=== Stated goal ===
Write out the entire listing below exactly as it appears, minus any pictures.

-- BEGIN --

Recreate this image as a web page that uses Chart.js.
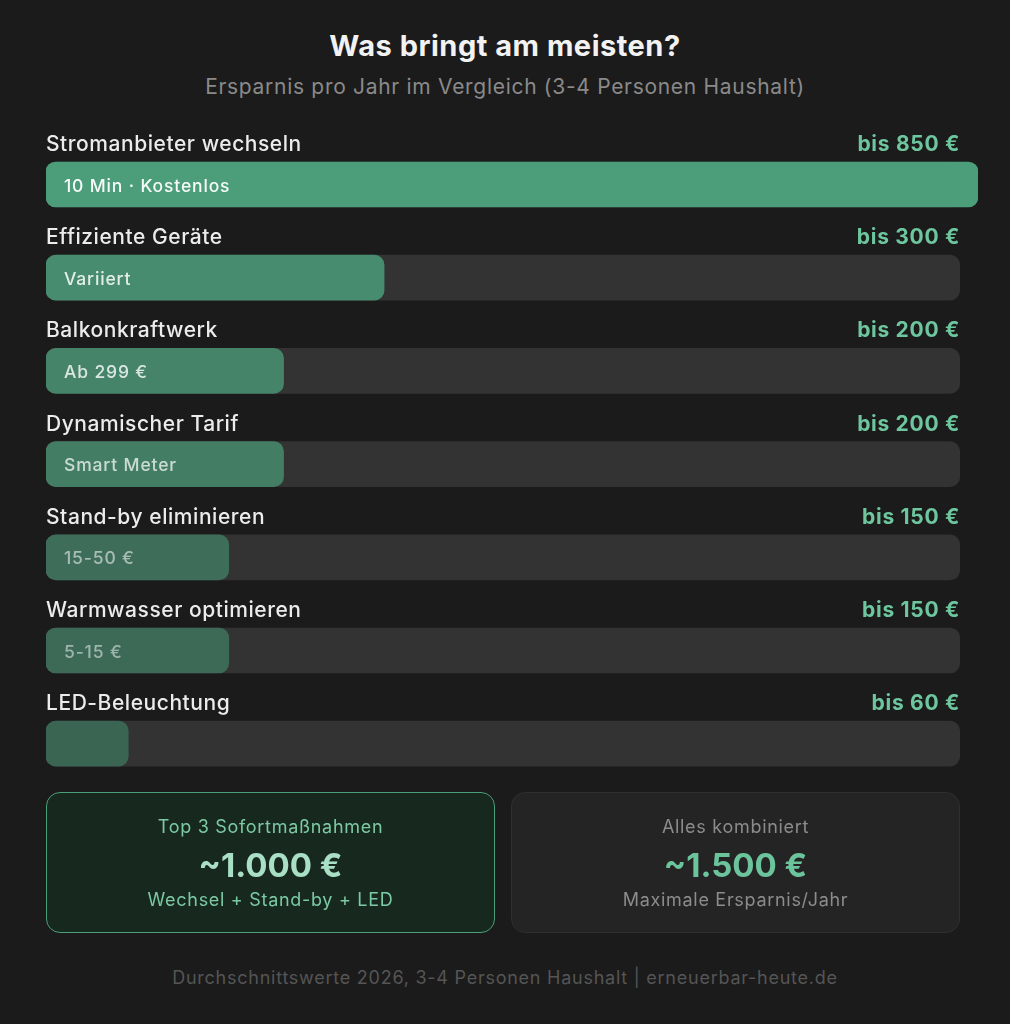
<!DOCTYPE html>
<html><head><meta charset="utf-8">
<script src="https://cdn.jsdelivr.net/npm/chart.js@4/dist/chart.umd.min.js"></script>
<style>
html,body{margin:0;padding:0;background:#1b1b1b;width:1010px;height:1024px;overflow:hidden;font-family:Inter,"Noto Sans",sans-serif;}
#wrap{position:relative;width:1010px;height:1024px;}
.t{position:absolute;left:0;width:1010px;text-align:center;line-height:1.2;}
#title{top:29px;font-size:29px;font-weight:700;color:#f2f2f2;letter-spacing:0.5px;}
#sub{top:74px;font-size:21px;color:#8a8a8a;letter-spacing:0.7px;}
#cv{position:absolute;left:0;top:110px;}
.card{position:absolute;top:792px;height:141px;width:449px;box-sizing:border-box;border-radius:14px;text-align:center;}
#c1{left:46px;background:#17281f;border:1.5px solid #4a9e78;}
#c2{left:511px;background:#242424;border:1px solid #2f2f2f;}
.l1,.l3{position:absolute;left:0;right:0;font-size:18px;letter-spacing:0.7px;line-height:22px;}
.l1{top:23px;}
.l3{top:96px;}
.l2{position:absolute;left:0;right:0;top:52px;font-size:33px;font-weight:700;line-height:40px;}
#foot{top:967px;font-size:18px;color:#555;letter-spacing:0.75px;}
</style></head>
<body><div id="wrap">
<div class="t" id="title">Was bringt am meisten?</div>
<div class="t" id="sub">Ersparnis pro Jahr im Vergleich (3-4 Personen Haushalt)</div>
<canvas id="cv" width="1010" height="690"></canvas>
<div class="card" id="c1"><div class="l1" style="color:#7ccaa3">Top 3 Sofortmaßnahmen</div><div class="l2" style="color:#a9e0c5">~1.000 €</div><div class="l3" style="color:#7ccaa3">Wechsel + Stand-by + LED</div></div>
<div class="card" id="c2"><div class="l1" style="color:#8c8c8c">Alles kombiniert</div><div class="l2" style="color:#6cc49c">~1.500 €</div><div class="l3" style="color:#8c8c8c">Maximale Ersparnis/Jahr</div></div>
<div class="t" id="foot">Durchschnittswerte 2026, 3-4 Personen Haushalt | erneuerbar-heute.de</div>
</div>
<script>
const categories = ["Stromanbieter wechseln","Effiziente Geräte","Balkonkraftwerk","Dynamischer Tarif","Stand-by eliminieren","Warmwasser optimieren","LED-Beleuchtung"];
const savings = [850,300,200,200,150,150,60];            // € per year (labels)
const barShare = [102,37,26,26,20,20,9];                  // bar length, % of track
const trackShare = [100,100,100,100,100,100,100];
const notes = ["10 Min · Kostenlos","Variiert","Ab 299 €","Smart Meter","15-50 €","5-15 €",""];
const barColors = ["#4b9e79","#478c6f","#458469","#437e64","#3e6e5a","#3d6a57","#3b6553"];
const noteAlpha = [0.95,0.85,0.8,0.72,0.55,0.5,0.5];

const FONT = 'Inter, "Noto Sans", sans-serif';
const labelsPlugin = {
  id:'rowLabels',
  afterDatasetsDraw(chart){
    const ctx = chart.ctx;
    const meta = chart.getDatasetMeta(1);
    meta.data.forEach((bar,i)=>{
      const y = bar.y;
      const top = y - 22.5;
      ctx.save();
      ctx.textBaseline='alphabetic';
      ctx.font = '500 21px ' + FONT;
      ctx.letterSpacing = '0.55px';
      ctx.fillStyle = '#ececec';
      ctx.textAlign='left';
      ctx.fillText(categories[i], 46, top - 11);
      ctx.font = '700 21px ' + FONT;
      ctx.letterSpacing = '0.7px';
      ctx.fillStyle = '#6dc69e';
      ctx.textAlign='right';
      ctx.fillText('bis ' + savings[i] + ' €', 960, top - 11);
      if (notes[i]) {
        ctx.font = '500 17.5px ' + FONT;
        ctx.letterSpacing = '0.85px';
        ctx.fillStyle = 'rgba(255,255,255,' + noteAlpha[i] + ')';
        ctx.textAlign='left';
        ctx.fillText(notes[i], 64, y + 7);
      }
      ctx.restore();
    });
  }
};

new Chart(document.getElementById('cv'), {
  type:'bar',
  data:{
    labels: categories,
    datasets:[
      {data: trackShare, backgroundColor:'#333333', grouped:false, order:2, barThickness:45, borderRadius:10, borderSkipped:false},
      {data: barShare, backgroundColor: barColors, grouped:false, order:1, barThickness:45, borderRadius:10, borderSkipped:false}
    ]
  },
  options:{
    indexAxis:'y',
    responsive:false,
    animation:false,
    events:[],
    layout:{padding:{left:46,right:32,top:27.9,bottom:9.7}},
    plugins:{legend:{display:false},tooltip:{enabled:false}},
    scales:{
      x:{display:false,min:0,max:102},
      y:{display:false}
    }
  },
  plugins:[labelsPlugin]
});
</script>
</body></html>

-- END --

=== Solution for this exercise ===
Recreate this image as a web page that uses Chart.js.
<!DOCTYPE html>
<html><head><meta charset="utf-8">
<script src="https://cdn.jsdelivr.net/npm/chart.js@4/dist/chart.umd.min.js"></script>
<style>
html,body{margin:0;padding:0;background:#1b1b1b;width:1010px;height:1024px;overflow:hidden;font-family:Inter,"Noto Sans",sans-serif;}
#wrap{position:relative;width:1010px;height:1024px;}
.t{position:absolute;left:0;width:1010px;text-align:center;line-height:1.2;}
#title{top:29px;font-size:29px;font-weight:700;color:#f2f2f2;letter-spacing:0.5px;}
#sub{top:74px;font-size:21px;color:#8a8a8a;letter-spacing:0.7px;}
#cv{position:absolute;left:0;top:110px;}
.card{position:absolute;top:792px;height:141px;width:449px;box-sizing:border-box;border-radius:14px;text-align:center;}
#c1{left:46px;background:#17281f;border:1.5px solid #4a9e78;}
#c2{left:511px;background:#242424;border:1px solid #2f2f2f;}
.l1,.l3{position:absolute;left:0;right:0;font-size:18px;letter-spacing:0.7px;line-height:22px;}
.l1{top:23px;}
.l3{top:96px;}
.l2{position:absolute;left:0;right:0;top:52px;font-size:33px;font-weight:700;line-height:40px;}
#foot{top:967px;font-size:18px;color:#555;letter-spacing:0.75px;}
</style></head>
<body><div id="wrap">
<div class="t" id="title">Was bringt am meisten?</div>
<div class="t" id="sub">Ersparnis pro Jahr im Vergleich (3-4 Personen Haushalt)</div>
<canvas id="cv" width="1010" height="690"></canvas>
<div class="card" id="c1"><div class="l1" style="color:#7ccaa3">Top 3 Sofortmaßnahmen</div><div class="l2" style="color:#a9e0c5">~1.000 €</div><div class="l3" style="color:#7ccaa3">Wechsel + Stand-by + LED</div></div>
<div class="card" id="c2"><div class="l1" style="color:#8c8c8c">Alles kombiniert</div><div class="l2" style="color:#6cc49c">~1.500 €</div><div class="l3" style="color:#8c8c8c">Maximale Ersparnis/Jahr</div></div>
<div class="t" id="foot">Durchschnittswerte 2026, 3-4 Personen Haushalt | erneuerbar-heute.de</div>
</div>
<script>
const categories = ["Stromanbieter wechseln","Effiziente Geräte","Balkonkraftwerk","Dynamischer Tarif","Stand-by eliminieren","Warmwasser optimieren","LED-Beleuchtung"];
const savings = [850,300,200,200,150,150,60];            // € per year (labels)
const barShare = [102,37,26,26,20,20,9];                  // bar length, % of track
const trackShare = [100,100,100,100,100,100,100];
const notes = ["10 Min · Kostenlos","Variiert","Ab 299 €","Smart Meter","15-50 €","5-15 €",""];
const barColors = ["#4b9e79","#478c6f","#458469","#437e64","#3e6e5a","#3d6a57","#3b6553"];
const noteAlpha = [0.95,0.85,0.8,0.72,0.55,0.5,0.5];

const FONT = 'Inter, "Noto Sans", sans-serif';
const labelsPlugin = {
  id:'rowLabels',
  afterDatasetsDraw(chart){
    const ctx = chart.ctx;
    const meta = chart.getDatasetMeta(1);
    meta.data.forEach((bar,i)=>{
      const y = bar.y;
      const top = y - 22.5;
      ctx.save();
      ctx.textBaseline='alphabetic';
      ctx.font = '500 21px ' + FONT;
      ctx.letterSpacing = '0.55px';
      ctx.fillStyle = '#ececec';
      ctx.textAlign='left';
      ctx.fillText(categories[i], 46, top - 11);
      ctx.font = '700 21px ' + FONT;
      ctx.letterSpacing = '0.7px';
      ctx.fillStyle = '#6dc69e';
      ctx.textAlign='right';
      ctx.fillText('bis ' + savings[i] + ' €', 960, top - 11);
      if (notes[i]) {
        ctx.font = '500 17.5px ' + FONT;
        ctx.letterSpacing = '0.85px';
        ctx.fillStyle = 'rgba(255,255,255,' + noteAlpha[i] + ')';
        ctx.textAlign='left';
        ctx.fillText(notes[i], 64, y + 7);
      }
      ctx.restore();
    });
  }
};

new Chart(document.getElementById('cv'), {
  type:'bar',
  data:{
    labels: categories,
    datasets:[
      {data: trackShare, backgroundColor:'#333333', grouped:false, order:2, barThickness:45, borderRadius:10, borderSkipped:false},
      {data: barShare, backgroundColor: barColors, grouped:false, order:1, barThickness:45, borderRadius:10, borderSkipped:false}
    ]
  },
  options:{
    indexAxis:'y',
    responsive:false,
    animation:false,
    events:[],
    layout:{padding:{left:46,right:32,top:27.9,bottom:9.7}},
    plugins:{legend:{display:false},tooltip:{enabled:false}},
    scales:{
      x:{display:false,min:0,max:102},
      y:{display:false}
    }
  },
  plugins:[labelsPlugin]
});
</script>
</body></html>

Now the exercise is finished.